Saturday, August 22, 2009

Climate Threat Inflation

As the legitimacy and urgency of climate change have sunk in, the scope of considered impacts has broadened. One area drawing increasing attention is national security - issues that affect the integrity of nation-states. What does it mean to take a "national security" approach to climate change?

In June 2007, the United Nations Secretary General Ban Ki Moon wrote an op-ed piece in the Washington Post in which he connected political instability in the Darfur region of Sudan with drought exacerbated by climate change. For at least the last five years, nations with Arctic borders have been contemplating a new tangle of claims over previously inaccessible domains. Dramatic decreases in sea ice over the Arctic are opening up vast areas of ocean bordered by Canada, Russia, the US and Nordic countries - all of whom see in this change a variety of opportunities (like new shipping lanes) and strategic conundrums (like who owns what). More recently, Senator Kerry has made the national security implications of climate change a central issue, and it seems the Pentagon has been listening.

Of course, Pentagon concerns draw their own concerns. Climate change skeptics, like James Carafano of the conservative Heritage Foundation, are clearly wary of lending climate change any more credibility with the imprimatur of military concern, while more liberal-minded scholars are worried about the inverse, justifying military investment with the imprimatur of climate change. Regardless of the political motivations, the Pentagon has in fact begun to explore national security implications of potential climate change impacts: flood, drought, environmental refugees and mass migration, and wars over natural resources. Potential conflict, of course, draws the most attention.

Interestingly, there is actually a large body of empirical evidence showing that nations are more likely to find peaceful solutions than go to war when faced with competition over scarce natural resources - like water. Aaron Wolf, a professor of Geography at Oregon State University and director of the Transboundary Freshwater Dispute Database, has compiled an enormous database on this exact issue. In a recent report for the Woodrow Wilson International Center for Scholars, he and his colleagues pointed out:
  • No nation has gone to war specifically over water for thousands of years.
  • Between1945 and 1999, instances of cooperation between river-sharing nations outnumbered conflicts by more than two to one.
  • In the last 50 years, only 37 disputes involved violence, and 30 of those occurred between Israel and one of its neighbors.
  • Outside of the Middle East, researchers found only 5 violent events while 157 treaties were negotiated and signed.
Violent conflicts do occur, of course, but they mostly occur within nations, rather than between nations. Think on that. The authors conclude that water is actually a "pathway to peace" rather than conflict between nations.
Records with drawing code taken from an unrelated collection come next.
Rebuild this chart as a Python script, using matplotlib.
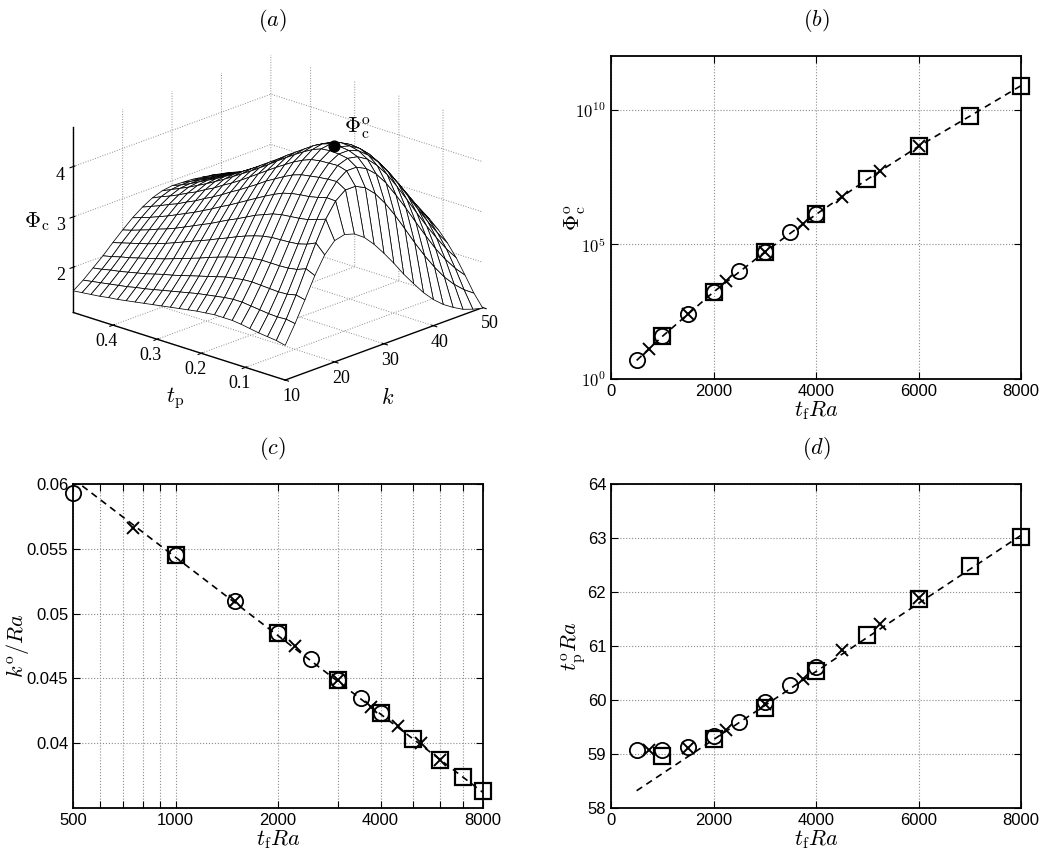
import numpy as np
import matplotlib
matplotlib.use('Agg')
import matplotlib.pyplot as plt
from matplotlib.ticker import FixedLocator, FuncFormatter, NullFormatter, NullLocator

# ---- panel (b), (c), (d) data ----
x_circ = [500, 1000, 1500, 2000, 2500, 3000, 3500, 4000]
x_cross = [750, 1500, 2250, 3000, 3750, 4500, 5250, 6000]
x_sq = [1000, 2000, 3000, 4000, 5000, 6000, 7000, 8000]

phi_circ = [4.9, 38, 270, 1.7e3, 1.0e4, 5.2e4, 2.8e5, 1.3e6]
phi_cross = [13.5, 270, 4.3e3, 5.2e4, 5.9e5, 5.8e6, 5.2e7, 4.4e8]
phi_sq = [38, 1.7e3, 5.2e4, 1.3e6, 2.6e7, 4.4e8, 5.8e9, 7.9e10]
phi_fit_x = [500, 1000, 2000, 3000, 4000, 5000, 6000, 7000, 8000]
phi_fit_y = [4.9, 38, 1.7e3, 5.2e4, 1.3e6, 2.6e7, 4.4e8, 5.8e9, 7.9e10]

k_circ = [0.0593, 0.0545, 0.0510, 0.0485, 0.0465, 0.0449, 0.0435, 0.0423]
k_cross = [0.0566, 0.0510, 0.0475, 0.0449, 0.0428, 0.0413, 0.0400, 0.0387]
k_sq = [0.0545, 0.0485, 0.0449, 0.0423, 0.0403, 0.0387, 0.0374, 0.0363]
k_fit_x = [500, 8000]
k_fit_y = [0.0604, 0.0362]

tp_circ = [59.08, 59.08, 59.13, 59.33, 59.60, 59.96, 60.27, 60.61]
tp_cross = [59.08, 59.11, 59.45, 59.93, 60.39, 60.93, 61.40, 61.88]
tp_sq = [58.97, 59.28, 59.85, 60.53, 61.21, 61.87, 62.48, 63.02]
tp_fit_x = [500, 8000]
tp_fit_y = [58.32, 63.05]

# ---- panel (a): Phi_c over (k, t_p), estimated from the mesh ----
k_grid = [10, 12, 14, 16, 18, 20, 22, 24, 26, 28, 30, 32, 34, 36, 38, 40, 42, 44, 46, 48, 50]
tp_grid = [0.01, 0.03, 0.05, 0.07, 0.09, 0.11, 0.13, 0.15, 0.17, 0.19, 0.21, 0.23, 0.25,
           0.27, 0.29, 0.31, 0.33, 0.35, 0.37, 0.39, 0.41, 0.43, 0.45, 0.47, 0.49]
phi_surf = [
    [1.79, 2.15, 2.55, 2.96, 3.30, 3.51, 3.56, 3.50, 3.36, 3.15, 2.90, 2.63, 2.34, 2.08, 1.83, 1.62, 1.45, 1.32, 1.21, 1.14, 1.09],
    [1.83, 2.18, 2.59, 3.04, 3.48, 3.88, 4.17, 4.32, 4.32, 4.22, 4.03, 3.77, 3.46, 3.12, 2.77, 2.44, 2.14, 1.87, 1.65, 1.47, 1.33],
    [1.85, 2.17, 2.55, 2.97, 3.40, 3.82, 4.18, 4.43, 4.57, 4.57, 4.47, 4.29, 4.04, 3.73, 3.40, 3.05, 2.71, 2.38, 2.09, 1.84, 1.63],
    [1.87, 2.18, 2.54, 2.94, 3.35, 3.76, 4.13, 4.42, 4.62, 4.69, 4.65, 4.53, 4.33, 4.08, 3.77, 3.44, 3.10, 2.77, 2.46, 2.17, 1.92],
    [1.90, 2.20, 2.55, 2.93, 3.33, 3.73, 4.09, 4.40, 4.61, 4.72, 4.72, 4.64, 4.48, 4.27, 4.00, 3.70, 3.38, 3.05, 2.73, 2.43, 2.16],
    [1.93, 2.22, 2.56, 2.93, 3.32, 3.71, 4.07, 4.37, 4.60, 4.73, 4.74, 4.68, 4.56, 4.37, 4.13, 3.86, 3.56, 3.25, 2.94, 2.64, 2.36],
    [1.95, 2.24, 2.57, 2.93, 3.31, 3.69, 4.04, 4.34, 4.57, 4.71, 4.74, 4.69, 4.58, 4.42, 4.21, 3.96, 3.68, 3.39, 3.09, 2.80, 2.52],
    [1.95, 2.24, 2.56, 2.91, 3.28, 3.65, 3.99, 4.28, 4.50, 4.64, 4.68, 4.64, 4.55, 4.41, 4.22, 3.99, 3.74, 3.47, 3.19, 2.91, 2.64],
    [1.95, 2.22, 2.53, 2.87, 3.23, 3.58, 3.91, 4.19, 4.41, 4.54, 4.59, 4.56, 4.48, 4.35, 4.18, 3.98, 3.75, 3.50, 3.24, 2.98, 2.73],
    [1.93, 2.19, 2.50, 2.82, 3.17, 3.51, 3.82, 4.09, 4.30, 4.43, 4.47, 4.45, 4.38, 4.27, 4.12, 3.94, 3.73, 3.50, 3.26, 3.02, 2.78],
    [1.91, 2.16, 2.45, 2.77, 3.10, 3.42, 3.72, 3.99, 4.19, 4.31, 4.35, 4.33, 4.27, 4.17, 4.04, 3.87, 3.69, 3.48, 3.26, 3.04, 2.81],
    [1.88, 2.13, 2.40, 2.71, 3.02, 3.33, 3.62, 3.87, 4.07, 4.19, 4.23, 4.21, 4.16, 4.07, 3.95, 3.80, 3.63, 3.44, 3.24, 3.04, 2.83],
    [1.85, 2.09, 2.35, 2.65, 2.95, 3.25, 3.52, 3.76, 3.95, 4.06, 4.10, 4.09, 4.04, 3.96, 3.85, 3.72, 3.57, 3.40, 3.21, 3.02, 2.83],
    [1.82, 2.05, 2.30, 2.58, 2.87, 3.16, 3.42, 3.65, 3.83, 3.94, 3.98, 3.96, 3.92, 3.85, 3.75, 3.63, 3.50, 3.34, 3.18, 3.00, 2.82],
    [1.79, 2.01, 2.25, 2.52, 2.80, 3.07, 3.33, 3.55, 3.71, 3.82, 3.86, 3.84, 3.81, 3.74, 3.66, 3.55, 3.42, 3.28, 3.13, 2.97, 2.81],
    [1.76, 1.97, 2.20, 2.46, 2.73, 2.99, 3.23, 3.44, 3.60, 3.71, 3.74, 3.73, 3.69, 3.64, 3.56, 3.46, 3.35, 3.22, 3.08, 2.94, 2.79],
    [1.73, 1.93, 2.16, 2.40, 2.66, 2.91, 3.14, 3.34, 3.50, 3.60, 3.63, 3.62, 3.59, 3.54, 3.47, 3.38, 3.28, 3.16, 3.03, 2.90, 2.76],
    [1.70, 1.89, 2.11, 2.34, 2.59, 2.83, 3.05, 3.25, 3.39, 3.49, 3.52, 3.51, 3.48, 3.44, 3.37, 3.29, 3.20, 3.10, 2.98, 2.86, 2.73],
    [1.67, 1.86, 2.06, 2.29, 2.52, 2.75, 2.97, 3.15, 3.30, 3.39, 3.42, 3.41, 3.38, 3.34, 3.28, 3.21, 3.13, 3.03, 2.93, 2.81, 2.70],
    [1.64, 1.82, 2.02, 2.24, 2.46, 2.68, 2.89, 3.07, 3.20, 3.29, 3.32, 3.31, 3.29, 3.25, 3.20, 3.13, 3.06, 2.97, 2.87, 2.77, 2.66],
    [1.62, 1.79, 1.98, 2.19, 2.40, 2.62, 2.81, 2.98, 3.12, 3.20, 3.23, 3.22, 3.20, 3.16, 3.12, 3.06, 2.99, 2.91, 2.82, 2.72, 2.62],
    [1.59, 1.76, 1.94, 2.14, 2.35, 2.55, 2.74, 2.91, 3.03, 3.11, 3.14, 3.13, 3.11, 3.08, 3.04, 2.98, 2.92, 2.85, 2.77, 2.68, 2.59],
    [1.57, 1.73, 1.91, 2.10, 2.30, 2.49, 2.67, 2.83, 2.95, 3.03, 3.05, 3.05, 3.03, 3.00, 2.96, 2.91, 2.86, 2.79, 2.71, 2.63, 2.55],
    [1.55, 1.70, 1.87, 2.05, 2.25, 2.43, 2.61, 2.76, 2.88, 2.95, 2.97, 2.97, 2.95, 2.93, 2.89, 2.85, 2.79, 2.73, 2.66, 2.59, 2.51],
    [1.53, 1.67, 1.84, 2.01, 2.20, 2.38, 2.55, 2.69, 2.80, 2.87, 2.90, 2.89, 2.88, 2.85, 2.82, 2.78, 2.73, 2.68, 2.61, 2.54, 2.47],
]
peak_k, peak_tp, peak_phi = 29.6, 0.118, 4.75

plt.rcParams['mathtext.fontset'] = 'cm'
plt.rcParams['font.family'] = 'Liberation Sans'

fig = plt.figure(figsize=(10.47, 8.57), dpi=100)


def style2d(ax):
    ax.grid(True, which='major', linestyle=':', color='0.55', linewidth=0.8)
    ax.tick_params(which='both', direction='in', top=True, right=True,
                   labelsize=12, width=0.8, length=5)
    for sp in ax.spines.values():
        sp.set_linewidth(1.3)


def markers(ax, yc, yx, ys):
    ax.plot(x_circ, yc, 'ko', mfc='none', ms=11, mew=1.3, zorder=3, clip_on=False)
    ax.plot(x_cross, yx, 'kx', ms=8, mew=1.4, zorder=3, clip_on=False)
    ax.plot(x_sq, ys, 'ks', mfc='none', ms=11, mew=1.6, zorder=3, clip_on=False)


lab = dict(fontsize=16)

# (b)
axb = fig.add_axes([611/1047, 1-379/857, 410/1047, 323/857])
axb.plot(phi_fit_x, phi_fit_y, 'k--', lw=1.2, dashes=(4, 3))
markers(axb, phi_circ, phi_cross, phi_sq)
axb.set_yscale('log')
axb.set_xlim(0, 8000)
axb.set_ylim(1, 1e12)
axb.set_xticks([0, 2000, 4000, 6000, 8000])
axb.yaxis.set_major_locator(FixedLocator([1, 1e5, 1e10]))
axb.yaxis.set_minor_locator(NullLocator())
axb.yaxis.set_major_formatter(FuncFormatter(lambda v, p: r'$\mathsf{10^{%d}}$' % round(np.log10(v))))
style2d(axb)
axb.set_xlabel(r'$t_{\rm f}Ra$', labelpad=0, **lab)
axb.set_ylabel(r'$\Phi_{\rm c}^{\rm o}$', labelpad=-9, **lab)

# (c)
axc = fig.add_axes([73/1047, 1-808/857, 410/1047, 324/857])
axc.plot(k_fit_x, k_fit_y, 'k--', lw=1.2, dashes=(4, 3))
markers(axc, k_circ, k_cross, k_sq)
axc.set_xscale('log')
axc.set_xlim(500, 8000)
axc.set_ylim(0.035, 0.06)
axc.xaxis.set_major_locator(FixedLocator([500, 1000, 2000, 4000, 8000]))
axc.xaxis.set_major_formatter(FuncFormatter(lambda v, p: '%d' % v))
axc.xaxis.set_minor_locator(FixedLocator([600, 700, 800, 900, 3000, 5000, 6000, 7000]))
axc.xaxis.set_minor_formatter(NullFormatter())
axc.set_yticks([0.04, 0.045, 0.05, 0.055, 0.06])
axc.set_yticklabels(['0.04', '0.045', '0.05', '0.055', '0.06'])
style2d(axc)
axc.grid(True, which='minor', axis='x', linestyle=':', color='0.55', linewidth=0.8)
axc.set_xlabel(r'$t_{\rm f}Ra$', labelpad=0, **lab)
axc.set_ylabel(r'$k^{\rm o}/Ra$', labelpad=-3, **lab)

# (d)
axd = fig.add_axes([611/1047, 1-808/857, 410/1047, 324/857])
axd.plot(tp_fit_x, tp_fit_y, 'k--', lw=1.2, dashes=(4, 3))
markers(axd, tp_circ, tp_cross, tp_sq)
axd.set_xlim(0, 8000)
axd.set_ylim(58, 64)
axd.set_xticks([0, 2000, 4000, 6000, 8000])
axd.set_yticks([58, 59, 60, 61, 62, 63, 64])
style2d(axd)
axd.set_xlabel(r'$t_{\rm f}Ra$', labelpad=0, **lab)
axd.set_ylabel(r'$t_{\rm p}^{\rm o}Ra$', labelpad=0, **lab)

# (a)
axa = fig.add_axes([0.0, 0.4895, 0.52, 0.5], projection='3d', proj_type='ortho',
                   computed_zorder=False)
axa.view_init(elev=20, azim=-137)
axa.set_box_aspect((1, 1, 0.68), zoom=1.03)
K, S = np.meshgrid(k_grid, tp_grid)
axa.plot_surface(K, S, np.array(phi_surf), color='white', edgecolor='black', linewidth=0.55,
                 shade=False, rstride=1, cstride=1, zorder=1)
axa.scatter([peak_k], [peak_tp], [peak_phi], c='k', s=60, depthshade=False, zorder=5)
axa.set_xlim(10, 50)
axa.set_ylim(0.01, 0.49)
axa.set_zlim(1.1, 4.78)
axa.set_xticks([10, 20, 30, 40, 50])
axa.set_yticks([0.1, 0.2, 0.3, 0.4])
axa.set_zticks([2, 3, 4])
axa.tick_params(axis='z', pad=-3)
axa.tick_params(axis='x', pad=-3)
axa.tick_params(axis='y', pad=-3)
for axis in (axa.xaxis, axa.yaxis, axa.zaxis):
    axis.set_pane_color((1, 1, 1, 0))
    axis.pane.set_edgecolor('none')
    axis._axinfo['grid'].update({'color': (0.55, 0.55, 0.55, 1), 'linestyle': ':', 'linewidth': 0.7})
    axis.line.set_linewidth(1.0)
    for t in axis.get_ticklabels():
        t.set_fontfamily('Liberation Serif')
        t.set_fontsize(13)

fig.text(37/1047, 1-222/857, r'$\Phi_{\rm c}$', ha='center', va='center', **lab)
fig.text(175/1047, 1-398/857, r'$t_{\rm p}$', ha='center', va='center', **lab)
fig.text(388/1047, 1-398/857, r'$k$', ha='center', va='center', **lab)
fig.text(357/1047, 1-128/857, r'$\Phi_{\rm c}^{\rm o}$', ha='center', va='center', **lab)

for s, (px, py) in zip('abcd', [(272, 20), (816, 20), (272, 448), (816, 448)]):
    fig.text(px/1047, 1-py/857, r'$(%s)$' % s, ha='center', va='center', fontsize=16)

fig.savefig('out.png', dpi=100)
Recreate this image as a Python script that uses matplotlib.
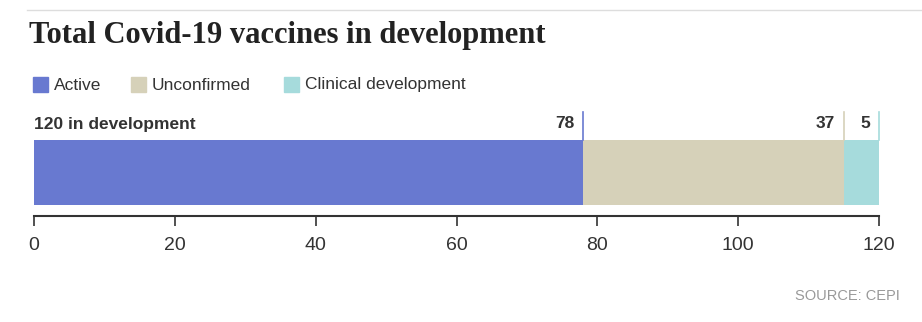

Surely climatic instability has the dire potential to create social instability. How can people get along if they are worried about survival? But threats carry the potential for unity as well - especially common threats. According to an old Asian proverb, the enemy of my enemy is my friend. The trick is to define the threat/enemy clearly and in a way that highlights our common interests in defeating this threat together. It has been done before and it can be done again.